## Begin DATA BLOCK

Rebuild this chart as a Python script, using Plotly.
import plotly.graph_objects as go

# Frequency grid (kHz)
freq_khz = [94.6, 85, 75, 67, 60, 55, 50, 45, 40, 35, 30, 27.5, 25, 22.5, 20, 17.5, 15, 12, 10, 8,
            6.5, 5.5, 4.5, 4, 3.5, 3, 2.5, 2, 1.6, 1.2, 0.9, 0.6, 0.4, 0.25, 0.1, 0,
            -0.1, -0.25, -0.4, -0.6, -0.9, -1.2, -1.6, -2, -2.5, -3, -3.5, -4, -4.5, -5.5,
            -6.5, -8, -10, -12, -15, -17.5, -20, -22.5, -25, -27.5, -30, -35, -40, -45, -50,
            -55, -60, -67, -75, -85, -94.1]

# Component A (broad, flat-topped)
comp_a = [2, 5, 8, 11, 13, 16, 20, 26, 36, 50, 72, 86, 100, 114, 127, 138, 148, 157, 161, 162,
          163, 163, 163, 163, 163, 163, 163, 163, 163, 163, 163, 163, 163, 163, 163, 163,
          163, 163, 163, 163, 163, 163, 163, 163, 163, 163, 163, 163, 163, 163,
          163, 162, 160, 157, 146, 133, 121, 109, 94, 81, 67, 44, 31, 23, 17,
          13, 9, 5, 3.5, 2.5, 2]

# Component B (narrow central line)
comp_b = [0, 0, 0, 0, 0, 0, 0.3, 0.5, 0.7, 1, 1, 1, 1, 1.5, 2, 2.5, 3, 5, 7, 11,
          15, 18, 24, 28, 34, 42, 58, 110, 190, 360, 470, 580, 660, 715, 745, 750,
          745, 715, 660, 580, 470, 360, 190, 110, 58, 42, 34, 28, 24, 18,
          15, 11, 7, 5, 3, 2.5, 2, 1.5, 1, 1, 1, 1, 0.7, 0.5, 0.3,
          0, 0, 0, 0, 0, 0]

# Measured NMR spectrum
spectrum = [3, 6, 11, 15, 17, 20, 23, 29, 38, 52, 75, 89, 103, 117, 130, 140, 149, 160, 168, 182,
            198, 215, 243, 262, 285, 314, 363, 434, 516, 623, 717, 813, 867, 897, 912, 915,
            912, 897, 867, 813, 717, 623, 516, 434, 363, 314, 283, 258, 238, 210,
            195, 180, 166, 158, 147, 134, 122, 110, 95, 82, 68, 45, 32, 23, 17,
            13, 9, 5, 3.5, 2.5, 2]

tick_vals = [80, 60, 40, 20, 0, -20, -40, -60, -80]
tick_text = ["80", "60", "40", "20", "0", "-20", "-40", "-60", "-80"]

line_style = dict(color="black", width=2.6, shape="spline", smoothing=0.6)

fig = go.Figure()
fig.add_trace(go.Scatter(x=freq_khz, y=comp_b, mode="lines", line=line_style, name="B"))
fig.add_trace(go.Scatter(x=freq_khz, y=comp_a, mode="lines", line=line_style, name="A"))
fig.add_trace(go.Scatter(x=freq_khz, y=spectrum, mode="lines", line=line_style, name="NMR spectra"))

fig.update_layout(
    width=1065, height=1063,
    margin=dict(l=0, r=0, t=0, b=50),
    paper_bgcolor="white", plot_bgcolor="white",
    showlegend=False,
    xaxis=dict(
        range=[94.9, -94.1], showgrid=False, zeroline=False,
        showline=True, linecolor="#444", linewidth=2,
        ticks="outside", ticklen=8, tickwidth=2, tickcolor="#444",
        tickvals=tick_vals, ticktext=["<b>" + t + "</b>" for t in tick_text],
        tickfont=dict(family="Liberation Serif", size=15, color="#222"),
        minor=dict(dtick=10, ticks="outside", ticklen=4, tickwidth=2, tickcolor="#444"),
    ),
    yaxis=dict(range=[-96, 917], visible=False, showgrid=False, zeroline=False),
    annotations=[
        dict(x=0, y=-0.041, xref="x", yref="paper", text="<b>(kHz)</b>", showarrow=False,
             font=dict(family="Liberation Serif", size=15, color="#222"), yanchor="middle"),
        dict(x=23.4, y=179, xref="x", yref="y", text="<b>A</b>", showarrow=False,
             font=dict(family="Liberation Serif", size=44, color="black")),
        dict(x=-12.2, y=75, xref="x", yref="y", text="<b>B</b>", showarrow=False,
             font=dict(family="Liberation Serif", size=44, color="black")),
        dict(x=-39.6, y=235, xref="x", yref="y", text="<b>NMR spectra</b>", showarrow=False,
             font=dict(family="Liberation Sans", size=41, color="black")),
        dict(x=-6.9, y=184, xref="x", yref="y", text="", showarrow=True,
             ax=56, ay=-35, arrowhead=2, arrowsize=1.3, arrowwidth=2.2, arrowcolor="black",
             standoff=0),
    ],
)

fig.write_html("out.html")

## End DATA BLOCK

§ **TASK DESCRIPTION**
Look above and repeat, character for character, the lines from the first one to the line with "import plotly.graph_objects as go", counting both.

§ **EXERCISE ANSWER**
Rebuild this chart as a Python script, using Plotly.
import plotly.graph_objects as go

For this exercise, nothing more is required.